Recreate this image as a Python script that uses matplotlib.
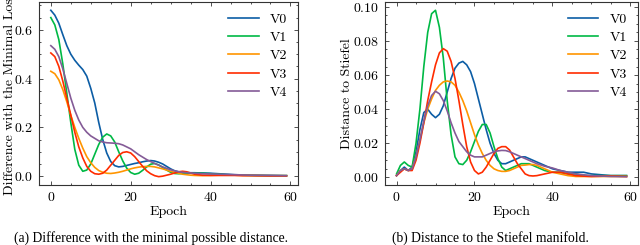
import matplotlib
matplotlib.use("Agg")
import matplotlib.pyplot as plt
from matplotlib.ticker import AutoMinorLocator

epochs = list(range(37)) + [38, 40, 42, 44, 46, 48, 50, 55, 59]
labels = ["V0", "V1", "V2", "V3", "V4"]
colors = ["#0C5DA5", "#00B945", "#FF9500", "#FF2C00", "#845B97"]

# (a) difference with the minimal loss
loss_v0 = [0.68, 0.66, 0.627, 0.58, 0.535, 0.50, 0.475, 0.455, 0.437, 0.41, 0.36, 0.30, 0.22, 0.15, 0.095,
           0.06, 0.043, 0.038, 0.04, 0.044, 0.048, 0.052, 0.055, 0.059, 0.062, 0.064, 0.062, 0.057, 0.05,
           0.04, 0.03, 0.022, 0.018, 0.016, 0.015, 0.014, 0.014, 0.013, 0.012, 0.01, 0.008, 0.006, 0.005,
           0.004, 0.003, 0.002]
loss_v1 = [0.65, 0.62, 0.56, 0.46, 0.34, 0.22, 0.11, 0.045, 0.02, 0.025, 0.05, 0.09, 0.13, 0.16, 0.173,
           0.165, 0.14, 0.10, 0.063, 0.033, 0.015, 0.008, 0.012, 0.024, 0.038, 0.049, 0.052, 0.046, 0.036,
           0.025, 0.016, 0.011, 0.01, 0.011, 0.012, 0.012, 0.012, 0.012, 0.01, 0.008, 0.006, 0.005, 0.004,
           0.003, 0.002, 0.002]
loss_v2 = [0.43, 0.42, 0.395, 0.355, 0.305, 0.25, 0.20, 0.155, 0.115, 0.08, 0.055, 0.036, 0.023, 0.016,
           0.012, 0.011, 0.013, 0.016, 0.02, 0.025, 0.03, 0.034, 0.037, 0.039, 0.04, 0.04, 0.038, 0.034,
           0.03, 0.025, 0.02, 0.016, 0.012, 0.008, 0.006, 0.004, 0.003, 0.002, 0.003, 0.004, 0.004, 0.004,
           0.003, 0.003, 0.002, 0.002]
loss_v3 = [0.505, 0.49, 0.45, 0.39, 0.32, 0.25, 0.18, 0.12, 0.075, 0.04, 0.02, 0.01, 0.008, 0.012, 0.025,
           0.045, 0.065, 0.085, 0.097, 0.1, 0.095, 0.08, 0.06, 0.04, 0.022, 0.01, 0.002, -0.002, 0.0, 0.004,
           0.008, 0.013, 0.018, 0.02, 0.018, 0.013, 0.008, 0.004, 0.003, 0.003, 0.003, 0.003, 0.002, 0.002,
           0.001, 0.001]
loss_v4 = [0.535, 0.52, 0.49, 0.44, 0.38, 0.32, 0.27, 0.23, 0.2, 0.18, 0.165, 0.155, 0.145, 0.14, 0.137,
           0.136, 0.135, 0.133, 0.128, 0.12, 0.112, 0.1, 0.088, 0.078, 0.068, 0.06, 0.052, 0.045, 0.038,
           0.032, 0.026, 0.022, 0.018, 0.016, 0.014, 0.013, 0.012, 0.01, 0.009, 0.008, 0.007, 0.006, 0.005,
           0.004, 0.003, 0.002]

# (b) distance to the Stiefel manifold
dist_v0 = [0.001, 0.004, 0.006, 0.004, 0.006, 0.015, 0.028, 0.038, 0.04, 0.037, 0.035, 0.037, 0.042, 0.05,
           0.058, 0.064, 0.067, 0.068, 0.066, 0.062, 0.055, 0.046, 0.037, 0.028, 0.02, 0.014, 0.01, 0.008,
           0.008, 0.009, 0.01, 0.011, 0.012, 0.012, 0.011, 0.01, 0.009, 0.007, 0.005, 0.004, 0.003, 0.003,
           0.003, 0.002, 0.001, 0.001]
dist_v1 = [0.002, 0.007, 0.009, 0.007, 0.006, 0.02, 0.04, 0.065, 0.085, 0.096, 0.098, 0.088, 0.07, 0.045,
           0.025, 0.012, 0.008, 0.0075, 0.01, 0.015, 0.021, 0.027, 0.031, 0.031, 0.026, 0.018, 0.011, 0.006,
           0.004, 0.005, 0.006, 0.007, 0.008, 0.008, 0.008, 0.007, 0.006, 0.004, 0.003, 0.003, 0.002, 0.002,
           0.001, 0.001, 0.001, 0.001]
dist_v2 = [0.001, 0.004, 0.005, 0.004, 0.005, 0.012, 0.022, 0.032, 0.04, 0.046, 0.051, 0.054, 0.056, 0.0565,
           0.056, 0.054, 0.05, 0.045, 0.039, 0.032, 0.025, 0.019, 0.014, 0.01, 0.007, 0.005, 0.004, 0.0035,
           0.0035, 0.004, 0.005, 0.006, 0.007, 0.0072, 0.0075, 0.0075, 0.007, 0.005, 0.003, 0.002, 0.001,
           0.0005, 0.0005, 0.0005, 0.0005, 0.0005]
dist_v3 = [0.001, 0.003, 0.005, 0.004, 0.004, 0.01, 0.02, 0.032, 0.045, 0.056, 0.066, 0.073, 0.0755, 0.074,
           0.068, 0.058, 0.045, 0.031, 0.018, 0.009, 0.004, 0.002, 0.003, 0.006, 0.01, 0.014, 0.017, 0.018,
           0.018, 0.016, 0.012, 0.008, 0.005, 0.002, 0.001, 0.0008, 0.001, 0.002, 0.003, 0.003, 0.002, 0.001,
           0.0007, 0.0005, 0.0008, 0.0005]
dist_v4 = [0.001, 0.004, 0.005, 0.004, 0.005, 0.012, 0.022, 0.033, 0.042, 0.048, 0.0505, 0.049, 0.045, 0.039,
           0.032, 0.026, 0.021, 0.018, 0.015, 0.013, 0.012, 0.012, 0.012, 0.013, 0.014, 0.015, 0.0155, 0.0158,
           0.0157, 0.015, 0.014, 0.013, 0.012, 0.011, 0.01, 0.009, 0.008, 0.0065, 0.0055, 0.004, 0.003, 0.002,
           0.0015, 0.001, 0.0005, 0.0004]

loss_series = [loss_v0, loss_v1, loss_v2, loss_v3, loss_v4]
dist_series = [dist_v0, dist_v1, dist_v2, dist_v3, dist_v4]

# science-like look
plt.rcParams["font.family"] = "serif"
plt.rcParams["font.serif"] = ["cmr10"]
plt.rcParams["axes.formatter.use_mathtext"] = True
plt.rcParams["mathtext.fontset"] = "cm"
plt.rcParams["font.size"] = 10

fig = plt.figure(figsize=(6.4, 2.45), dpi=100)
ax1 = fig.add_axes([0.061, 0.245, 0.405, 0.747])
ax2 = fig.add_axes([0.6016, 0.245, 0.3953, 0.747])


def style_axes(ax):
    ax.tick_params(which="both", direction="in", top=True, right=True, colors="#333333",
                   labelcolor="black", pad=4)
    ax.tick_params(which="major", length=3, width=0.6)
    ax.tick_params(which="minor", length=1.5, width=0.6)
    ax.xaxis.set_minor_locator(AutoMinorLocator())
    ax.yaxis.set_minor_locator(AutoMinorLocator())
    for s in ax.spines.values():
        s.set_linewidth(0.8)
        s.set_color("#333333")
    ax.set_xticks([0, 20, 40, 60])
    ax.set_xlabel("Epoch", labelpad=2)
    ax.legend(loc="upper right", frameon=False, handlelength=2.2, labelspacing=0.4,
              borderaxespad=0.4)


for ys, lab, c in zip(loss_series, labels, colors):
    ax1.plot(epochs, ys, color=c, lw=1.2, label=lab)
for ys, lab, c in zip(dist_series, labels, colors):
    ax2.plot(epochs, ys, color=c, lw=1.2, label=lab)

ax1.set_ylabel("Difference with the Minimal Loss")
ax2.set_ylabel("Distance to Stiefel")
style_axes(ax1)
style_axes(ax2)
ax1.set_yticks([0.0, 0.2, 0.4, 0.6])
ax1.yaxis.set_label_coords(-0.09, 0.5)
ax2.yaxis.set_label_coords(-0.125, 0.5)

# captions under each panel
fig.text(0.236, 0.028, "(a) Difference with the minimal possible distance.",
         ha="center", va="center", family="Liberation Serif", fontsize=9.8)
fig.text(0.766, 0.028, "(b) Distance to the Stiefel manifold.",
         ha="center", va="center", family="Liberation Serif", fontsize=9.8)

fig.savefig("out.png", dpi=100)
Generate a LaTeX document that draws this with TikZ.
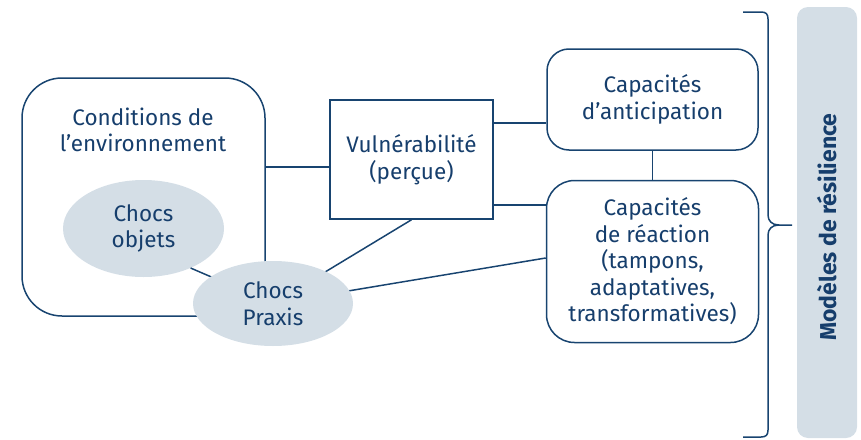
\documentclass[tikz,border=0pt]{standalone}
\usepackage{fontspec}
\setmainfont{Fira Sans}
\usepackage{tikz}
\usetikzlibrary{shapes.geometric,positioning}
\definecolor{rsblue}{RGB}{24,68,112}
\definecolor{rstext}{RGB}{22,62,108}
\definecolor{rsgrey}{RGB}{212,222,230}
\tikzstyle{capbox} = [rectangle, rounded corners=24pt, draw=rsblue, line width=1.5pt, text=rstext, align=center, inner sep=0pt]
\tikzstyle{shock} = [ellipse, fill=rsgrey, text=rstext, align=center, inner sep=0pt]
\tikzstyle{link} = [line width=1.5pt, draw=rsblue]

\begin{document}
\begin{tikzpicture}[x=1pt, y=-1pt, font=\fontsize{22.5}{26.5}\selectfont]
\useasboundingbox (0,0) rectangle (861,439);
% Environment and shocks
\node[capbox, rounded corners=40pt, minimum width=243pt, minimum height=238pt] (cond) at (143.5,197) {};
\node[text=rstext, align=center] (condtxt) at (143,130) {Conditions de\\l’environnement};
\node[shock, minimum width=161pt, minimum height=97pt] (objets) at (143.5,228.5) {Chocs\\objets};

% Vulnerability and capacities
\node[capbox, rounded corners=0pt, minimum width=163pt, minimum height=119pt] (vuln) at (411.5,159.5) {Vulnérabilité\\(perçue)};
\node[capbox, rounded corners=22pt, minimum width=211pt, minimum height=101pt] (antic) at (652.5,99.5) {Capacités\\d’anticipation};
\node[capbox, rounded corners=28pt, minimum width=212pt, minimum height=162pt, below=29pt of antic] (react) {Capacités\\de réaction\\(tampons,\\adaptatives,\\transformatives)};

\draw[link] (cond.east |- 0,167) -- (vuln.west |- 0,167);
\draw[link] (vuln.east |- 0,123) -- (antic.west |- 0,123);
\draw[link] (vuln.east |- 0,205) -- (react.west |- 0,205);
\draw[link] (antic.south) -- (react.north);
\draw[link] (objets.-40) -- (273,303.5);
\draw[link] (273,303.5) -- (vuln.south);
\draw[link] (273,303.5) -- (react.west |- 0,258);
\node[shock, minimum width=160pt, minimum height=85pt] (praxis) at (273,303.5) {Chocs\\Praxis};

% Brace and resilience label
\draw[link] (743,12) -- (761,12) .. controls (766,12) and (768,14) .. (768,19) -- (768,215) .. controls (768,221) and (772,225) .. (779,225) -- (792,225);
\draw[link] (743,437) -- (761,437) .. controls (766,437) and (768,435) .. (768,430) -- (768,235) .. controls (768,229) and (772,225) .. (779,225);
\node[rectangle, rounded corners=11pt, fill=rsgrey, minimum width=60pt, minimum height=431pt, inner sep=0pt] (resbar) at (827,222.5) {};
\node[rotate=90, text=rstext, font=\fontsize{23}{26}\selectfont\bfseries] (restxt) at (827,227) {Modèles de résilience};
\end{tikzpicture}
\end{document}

****************

#### [Stated task]
Say how many lines in the listing above include "this". Give nothing but the number.

#### [Exercise answer]
2